Dive Brief:
- The U.S. House of Representatives is expected this week to pass its re-authorization of the Elementary and Secondary Education Act, which would give states more flexibility on K-12 requirements — specifically as it pertains to the flow of Title I dollars and how student test scores correspond to teacher evaluations.
- Even if the plan passes in the Senate, it's unlikely to make it past the White House, which released new data Monday showing how its lax stance on Title I dollars could be hugely detrimental to large districts with a high percentage of low-income students.
- Testing has been a focal point of the re-authorization, particularly in the Senate, but the House version of the bill leaves requirements essentially the same — an annual test for grades 3-8 and one during high school — and allows more portability of Title I funds, which many argue will help affluent districts but hurt those that really need the funding.
Dive Insight:
According to the New York Times, U.S. Education Secretary Arne Duncan "stopped short of saying there could be no agreement on a reauthorization" during a Monday morning breakfast meeting. It looks like the Obama Administration is not going to go out without a fight.

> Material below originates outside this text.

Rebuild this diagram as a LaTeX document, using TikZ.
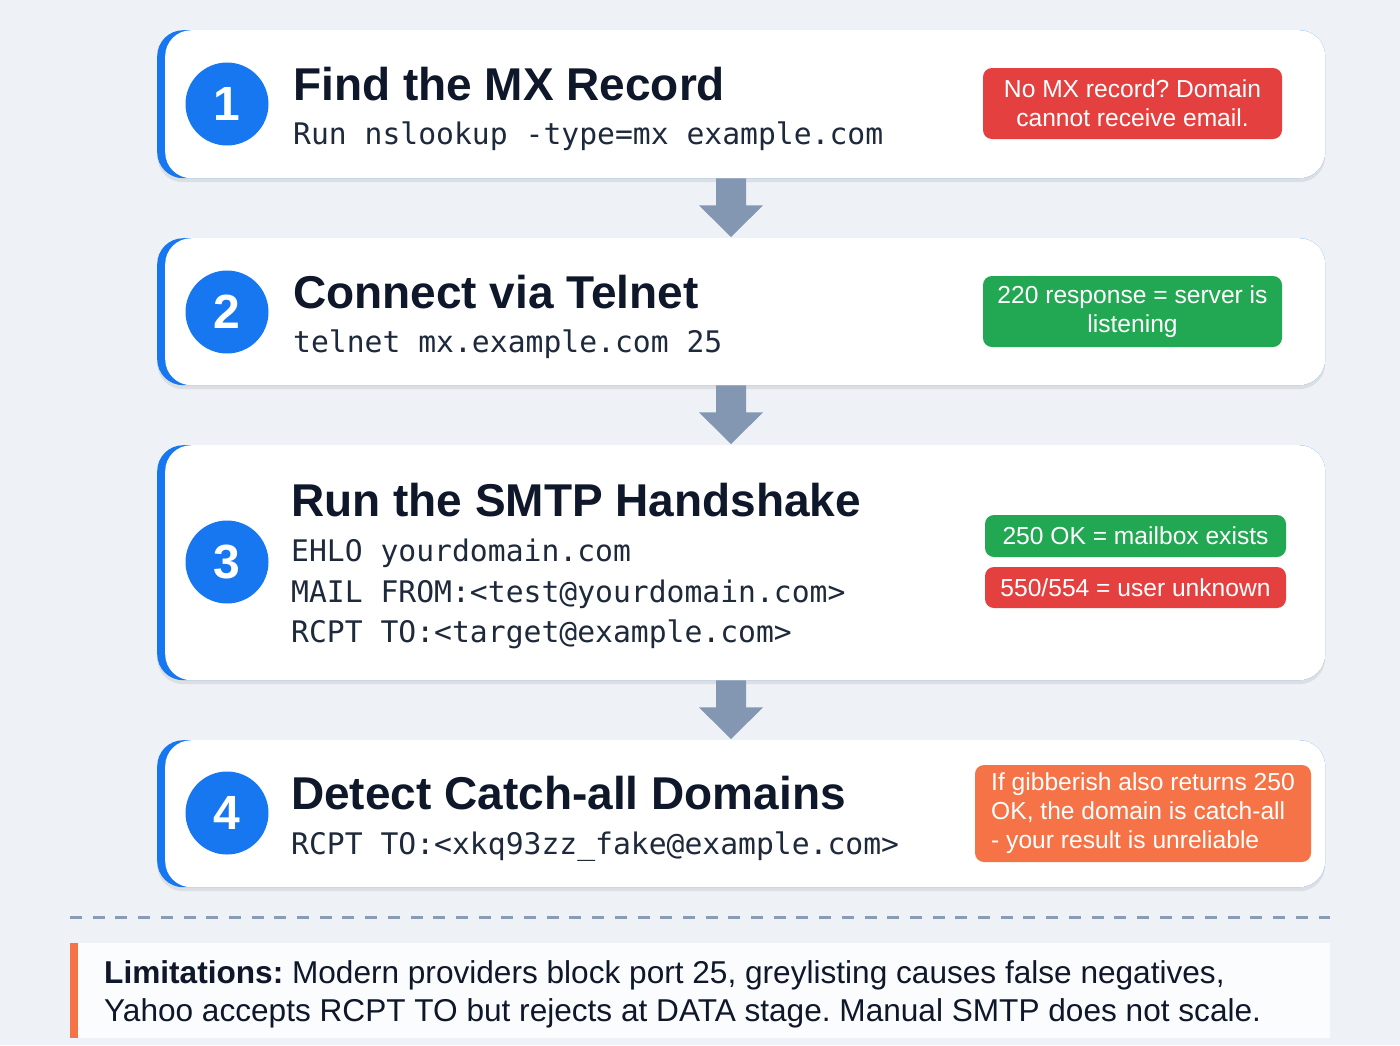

ESEA was last re-authorized as "No Child Left Behind" under President George W. Bush in 2001, carrying awesome but ultimately unrealistic goals that all students would be proficient in math and reading by 2014. In 2007, Congress attempted to re-authorize the act, but the move failed when no middle ground could be agreed upon.
Duncan has said that President Barack Obama won't put his name on anything that takes funds away from "poor kids and poor districts," which is what the House rewrite would likely do. Of course, it would first have to make it through the Senate, where Sen. Lamar Alexander (R-TN), head of that chamber's education committee, has said he wants a bipartisan reauthorization.